United Arab Emirates
The UAE hosts two major listed-equity exchanges (the Dubai Financial Market, DFM, and the Abu Dhabi Securities Exchange, ADX) plus the Nasdaq Dubai dual-listing venue. Both DFM and ADX operate dedicated Islamic indices. The Securities and Commodities Authority (SCA) regulates listed equities at the federal level; the Higher Shariah Authority operates at the central-bank level for Islamic banking, and individual Shariah supervisory boards operate at the listed-company level. AAOIFI standards are formally adopted by the UAE central bank and used as primary guidance.
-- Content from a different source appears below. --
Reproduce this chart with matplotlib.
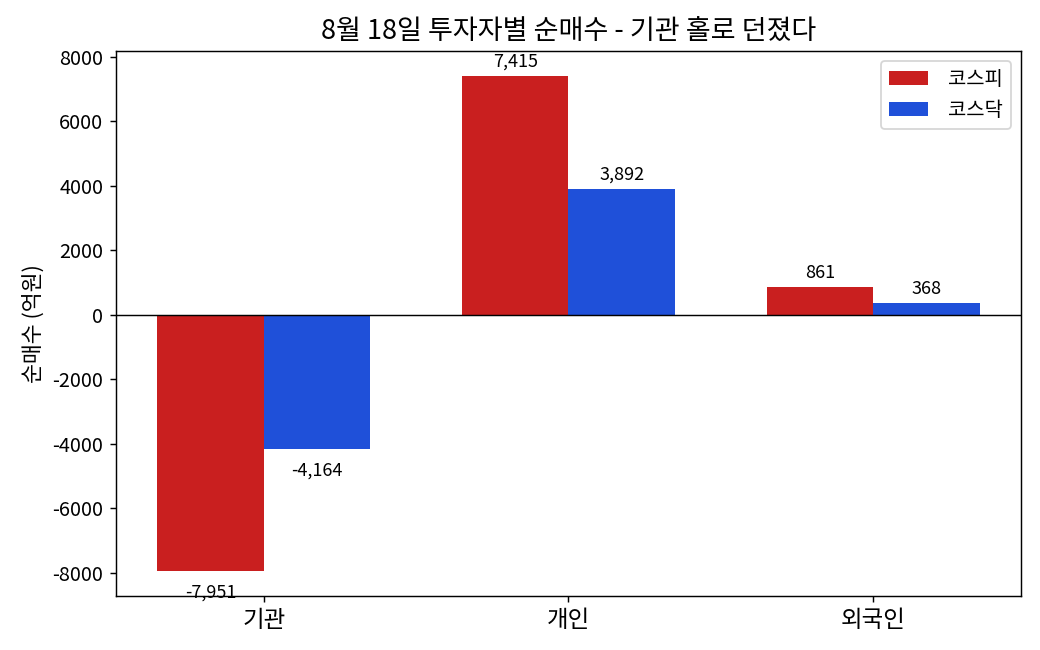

Dubai International Financial Centre (DIFC) operates as an Islamic-finance hub with separate common-law-based regulatory infrastructure. The Dubai Financial Services Authority (DFSA) regulates DIFC-licensed entities, including Islamic asset managers and Islamic fintechs. UAE-resident Muslim investors have access to a wide range of Islamic instruments (DFM-listed and ADX-listed Shariah-compliant equities, UAE-domiciled Islamic mutual funds, sukuk) plus access to US and UK markets through major brokerages with Dubai branches.
Other markets worth noting
Turkey has a growing Islamic-finance sector centred on participation banking (the Turkish term for Islamic banking). Borsa Istanbul operates a Participation Index covering Shariah-compliant Turkish-listed equities. Pakistan's Karachi Stock Exchange maintains an Al-Meezan KMI 30 index of Shariah-compliant blue chips. Qatar Stock Exchange operates a dedicated Islamic Index, with significant participation by Qatar Islamic Bank and Masraf Al Rayan. Bahrain's Bahrain All Share Index includes a Shariah-compliant subset overseen by AAOIFI directly. Egypt, Morocco, and Tunisia have emerging but smaller Islamic-finance infrastructures. The point: virtually every Muslim-majority country and every market with a significant Muslim minority has some form of regulated Shariah-compliance overlay.